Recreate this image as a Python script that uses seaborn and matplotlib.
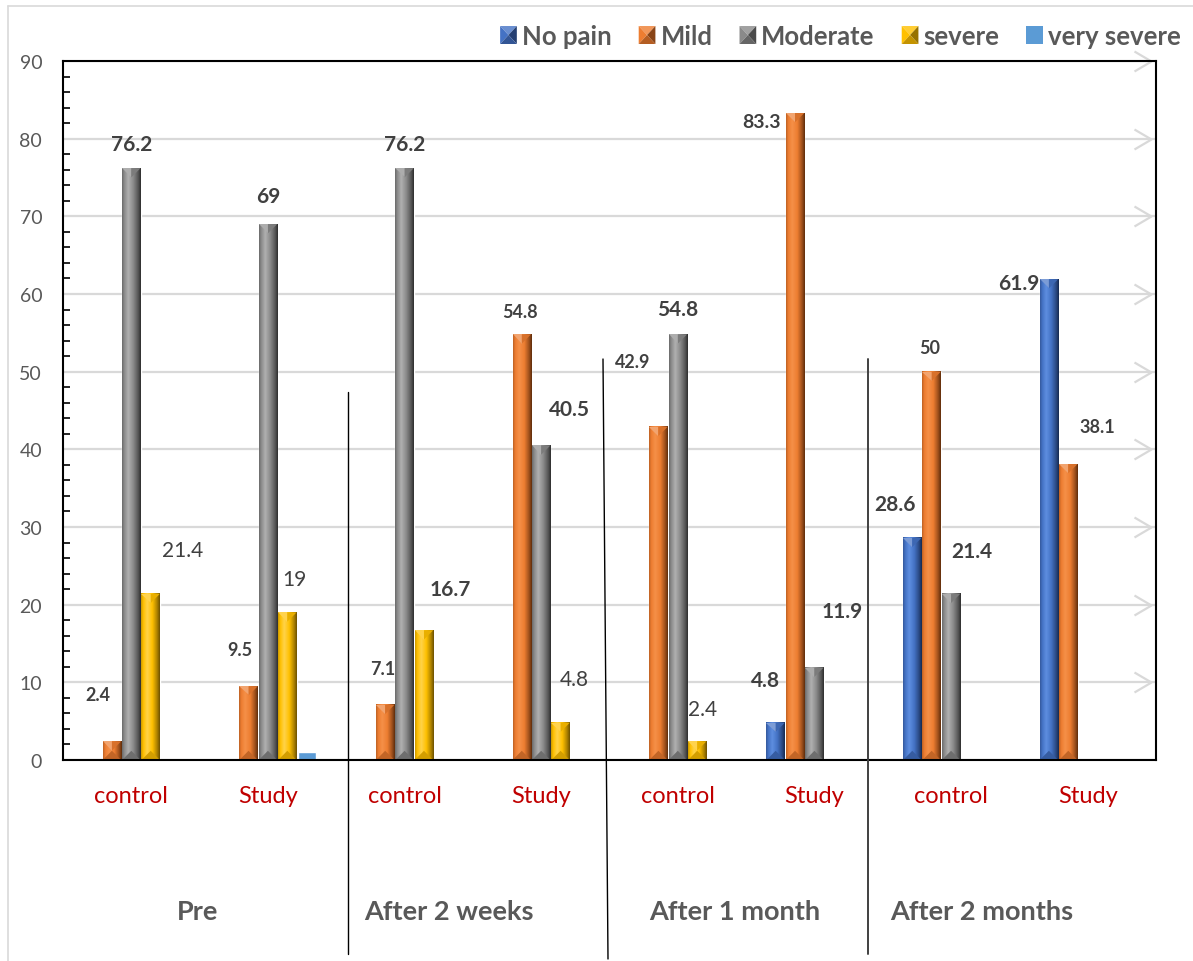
import numpy as np
import pandas as pd
import matplotlib
matplotlib.use("Agg")
import matplotlib.pyplot as plt
import seaborn as sns
from matplotlib.colors import LinearSegmentedColormap, to_rgb
from matplotlib.patches import Polygon, Patch
from matplotlib.lines import Line2D
from matplotlib.path import Path
from matplotlib.ticker import MultipleLocator
from matplotlib.legend_handler import HandlerBase
from matplotlib.transforms import blended_transform_factory

# ---------------- data ----------------
periods = ["Pre", "After 2 weeks", "After 1 month", "After 2 months"]
groups = ["control", "Study"]
pain_levels = ["No pain", "Mild", "Moderate", "severe", "very severe"]

no_pain     = [0, 0, 0, 0, 0, 4.8, 28.6, 61.9]
mild        = [2.4, 9.5, 7.1, 54.8, 42.9, 83.3, 50, 38.1]
moderate    = [76.2, 69, 76.2, 40.5, 54.8, 11.9, 21.4, 0]
severe      = [21.4, 19, 16.7, 4.8, 2.4, 0, 0, 0]
very_severe = [0, 1.0, 0, 0, 0, 0, 0, 0]

y_ticks = [0, 10, 20, 30, 40, 50, 60, 70, 80, 90]

# ---------------- styling ----------------
W_PX, H_PX = 1193, 962
AX_L, AX_R, AX_T, AX_B = 63, 1156, 62, 761

base_colors = {"No pain": "#4472C4", "Mild": "#ED7D31", "Moderate": "#8A8A8A",
               "severe": "#FFC000", "very severe": "#5B9BD5"}
light_colors = {"No pain": "#5E8EE0", "Mild": "#F59048", "Moderate": "#B0B0B0",
                "severe": "#FFD34A", "very severe": "#5B9BD5"}
dark_colors = {"No pain": "#16294F", "Mild": "#5E2C0B", "Moderate": "#2E2E2E",
               "severe": "#6B5000", "very severe": "#5B9BD5"}

TEXT_GRAY = "#595959"
LABEL_GRAY = "#404040"

# value-label placement (pixel offsets from bar top: dx right, dy up) and style
label_style = {
    "S": dict(fontsize=13, fontweight="bold"),
    "M": dict(fontsize=14, fontweight="bold"),
    "L": dict(fontsize=15, fontweight="bold"),
    "N": dict(fontsize=15, fontweight="normal"),
}
label_place = {
    (0, "Mild"): (-14, 47, "S"), (0, "Moderate"): (0, 24, "L"), (0, "severe"): (32, 44, "N"),
    (1, "Mild"): (-9, 37, "S"), (1, "Moderate"): (0, 28, "L"), (1, "severe"): (7, 33, "N"),
    (2, "Mild"): (-2, 36, "S"), (2, "Moderate"): (0, 24, "L"), (2, "severe"): (26, 41, "L"),
    (3, "Mild"): (-2, 23, "S"), (3, "Moderate"): (28, 36, "L"), (3, "severe"): (14, 44, "N"),
    (4, "Mild"): (-26, 65, "S"), (4, "Moderate"): (0, 25, "L"), (4, "severe"): (5, 32, "N"),
    (5, "No pain"): (-10, 43, "L"), (5, "Mild"): (-34, -8, "M"), (5, "Moderate"): (28, 57, "L"),
    (6, "No pain"): (-17, 34, "L"), (6, "Mild"): (-2, 24, "S"), (6, "Moderate"): (21, 43, "L"),
    (7, "No pain"): (-30, -4, "L"), (7, "Mild"): (29, 38, "S"),
}

sns.set_style("white")
plt.rcParams["font.family"] = ["Lato", "DejaVu Sans"]

# ---------------- long-form table ----------------
slots = [f"{p} | {g}" for p in periods for g in groups]
series = {"No pain": no_pain, "Mild": mild, "Moderate": moderate,
          "severe": severe, "very severe": very_severe}
rows = []
for lvl in pain_levels:
    for s, v in zip(slots, series[lvl]):
        rows.append({"slot": s, "level": lvl, "value": v})
df = pd.DataFrame(rows)

fig = plt.figure(figsize=(W_PX / 100, H_PX / 100), dpi=100)
ax = fig.add_axes([AX_L / W_PX, 1 - AX_B / H_PX,
                   (AX_R - AX_L) / W_PX, (AX_B - AX_T) / H_PX])

sns.barplot(data=df, x="slot", y="value", hue="level", order=slots,
            hue_order=pain_levels, palette=base_colors, saturation=1,
            width=0.71, gap=0.05, errorbar=None, legend=False, ax=ax, zorder=2)

ax.set_xlim(-0.5, 7.5)
ax.set_ylim(0, 90)

px_x = (AX_R - AX_L) / 8.0
px_y = (AX_B - AX_T) / 90.0


def mix(c1, c2, t):
    a, b = np.array(to_rgb(c1)), np.array(to_rgb(c2))
    return tuple((1 - t) * a + t * b)


# ---------------- bevelled bars ----------------
grad = np.linspace(0, 1, 128)[None, :]
for j, cont in enumerate(ax.containers):
    lvl = pain_levels[j]
    base, light, dark = base_colors[lvl], light_colors[lvl], dark_colors[lvl]
    cmap = LinearSegmentedColormap.from_list(
        lvl, [(0.0, mix(base, dark, 0.35)), (0.12, base), (0.33, light),
              (0.6, base), (0.85, mix(base, dark, 0.55)), (1.0, dark)])
    for bar in cont:
        h = bar.get_height()
        if not np.isfinite(h) or h <= 0:
            continue
        x0, w = bar.get_x(), bar.get_width()
        xc = x0 + w / 2
        i = int(round(xc))
        if lvl != "very severe":
            ax.imshow(grad, extent=(x0, x0 + w, 0, h), aspect="auto", cmap=cmap,
                      interpolation="bilinear", zorder=2.1)
            dh = min((w * px_x / 2) / px_y, h / 2)
            ax.add_patch(Polygon([(x0, h), (xc, h), (xc, h - dh)], closed=True,
                                 facecolor=mix(base, "white", 0.3), edgecolor="none", zorder=2.2))
            ax.add_patch(Polygon([(xc, h), (x0 + w, h), (xc, h - dh)], closed=True,
                                 facecolor=mix(base, dark, 0.15), edgecolor="none", zorder=2.2))
            ax.add_patch(Polygon([(x0, 0), (x0 + w, 0), (xc, dh)], closed=True,
                                 facecolor=mix(base, dark, 0.3), edgecolor="none", zorder=2.2))
        key = (i, lvl)
        if key in label_place:
            dx, dy, st = label_place[key]
            ax.annotate(f"{h:g}", xy=(xc, h), xytext=(dx, dy), textcoords="offset pixels",
                        ha="center", va="center", color=LABEL_GRAY, zorder=5,
                        annotation_clip=False, **label_style[st])

ax.set_xlim(-0.5, 7.5)
ax.set_ylim(0, 90)

# ---------------- gridlines with chevron ends ----------------
ax.set_axisbelow(True)
ax.yaxis.grid(True, color="#D9D9D9", lw=1.6)
ax.xaxis.grid(False)
chevron = Path([(-0.85, 0.5), (0, 0), (-0.85, -0.5)],
               [Path.MOVETO, Path.LINETO, Path.LINETO])
x_tip = 7.5 - 5 / px_x
ax.plot([x_tip] * (len(y_ticks) - 1), y_ticks[1:], ls="none", marker=chevron,
        ms=24.5, mfc="none", mec="#D9D9D9", mew=1.6, clip_on=False, zorder=1)

# ---------------- axes ----------------
ax.yaxis.set_major_locator(MultipleLocator(10))
ax.yaxis.set_minor_locator(MultipleLocator(2))
ax.tick_params(axis="y", which="major", direction="in", length=0, pad=15,
               labelsize=14, labelcolor=TEXT_GRAY, left=True)
ax.tick_params(axis="y", which="minor", direction="in", length=5, width=1.2,
               color="black", left=True)
ax.set_xticks(range(len(slots)))
ax.set_xticklabels(groups * len(periods))
ax.tick_params(axis="x", length=0, pad=18, labelsize=17, labelcolor="#C00000")
ax.set_xlabel("")
ax.set_ylabel("")
for s in ax.spines.values():
    s.set_visible(True)
    s.set_color("black")
    s.set_linewidth(1.5)
    s.set_zorder(4)

# period titles below the category labels
period_shift_px = [-2, -24, -11, -38]
tr = blended_transform_factory(ax.transData, fig.transFigure)
for k, (name, sh) in enumerate(zip(periods, period_shift_px)):
    ax.text(2 * k + 0.5 + sh / px_x, 1 - 920 / H_PX, name, transform=tr,
            ha="center", va="baseline", fontsize=19.5, fontweight="bold",
            color=TEXT_GRAY)

# divider strokes between periods
for (x1, y1, x2, y2, c, lw) in [(348, 393, 348, 955, "black", 1.0),
                                 (603, 360, 608, 960, "black", 1.0),
                                 (868, 360, 868, 955, "#404040", 1.4)]:
    fig.add_artist(Line2D([x1 / W_PX, x2 / W_PX], [1 - y1 / H_PX, 1 - y2 / H_PX],
                          transform=fig.transFigure, color=c, lw=lw))

# light outer frame
fig.add_artist(Line2D([8 / W_PX, 8 / W_PX], [0, 1 - 7 / H_PX],
                      transform=fig.transFigure, color="#D9D9D9", lw=1.2))
fig.add_artist(Line2D([8 / W_PX, 1], [1 - 7 / H_PX, 1 - 7 / H_PX],
                      transform=fig.transFigure, color="#D9D9D9", lw=1.2))


# ---------------- legend with bevelled keys ----------------
class BevelKey(HandlerBase):
    def create_artists(self, legend, orig_handle, xdescent, ydescent,
                       width, height, fontsize, trans):
        lvl = orig_handle.get_label()
        base, dark = base_colors[lvl], dark_colors[lvl]
        x0, y0 = -xdescent, -ydescent
        x1, y1 = x0 + width, y0 + height
        cx, cy = (x0 + x1) / 2, (y0 + y1) / 2
        if lvl == "very severe":
            parts = [([(x0, y0), (x1, y0), (x1, y1), (x0, y1)], base)]
        else:
            parts = [
                ([(x0, y1), (x1, y1), (cx, cy)], mix(base, "white", 0.2)),
                ([(x0, y0), (x0, y1), (cx, cy)], base),
                ([(x1, y0), (x1, y1), (cx, cy)], mix(base, dark, 0.7)),
                ([(x0, y0), (x1, y0), (cx, cy)], mix(base, dark, 0.4)),
            ]
        arts = []
        for pts, col in parts:
            p = Polygon(pts, closed=True, facecolor=col, edgecolor="none")
            p.set_transform(trans)
            arts.append(p)
        return arts


handles = [Patch(facecolor=base_colors[l], label=l) for l in pain_levels]
fig.legend(handles=handles, loc="center right",
           bbox_to_anchor=(1181 / W_PX, 1 - 37 / H_PX), ncol=5, frameon=False,
           prop={"size": 18.5, "weight": "bold"}, labelcolor=TEXT_GRAY,
           handlelength=0.65, handleheight=0.7, handletextpad=0.2,
           columnspacing=1.05, borderaxespad=0, borderpad=0,
           handler_map={Patch: BevelKey()})

fig.savefig("out.png", dpi=100)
- - -
#### Written instruction:
Exactly restate the lines from the beginning of the data through the line with "70, 80, 90]", and no others, keeping pictures out.

#### Output of the exercise:
Recreate this image as a Python script that uses seaborn and matplotlib.
import numpy as np
import pandas as pd
import matplotlib
matplotlib.use("Agg")
import matplotlib.pyplot as plt
import seaborn as sns
from matplotlib.colors import LinearSegmentedColormap, to_rgb
from matplotlib.patches import Polygon, Patch
from matplotlib.lines import Line2D
from matplotlib.path import Path
from matplotlib.ticker import MultipleLocator
from matplotlib.legend_handler import HandlerBase
from matplotlib.transforms import blended_transform_factory

# ---------------- data ----------------
periods = ["Pre", "After 2 weeks", "After 1 month", "After 2 months"]
groups = ["control", "Study"]
pain_levels = ["No pain", "Mild", "Moderate", "severe", "very severe"]

no_pain     = [0, 0, 0, 0, 0, 4.8, 28.6, 61.9]
mild        = [2.4, 9.5, 7.1, 54.8, 42.9, 83.3, 50, 38.1]
moderate    = [76.2, 69, 76.2, 40.5, 54.8, 11.9, 21.4, 0]
severe      = [21.4, 19, 16.7, 4.8, 2.4, 0, 0, 0]
very_severe = [0, 1.0, 0, 0, 0, 0, 0, 0]

y_ticks = [0, 10, 20, 30, 40, 50, 60, 70, 80, 90]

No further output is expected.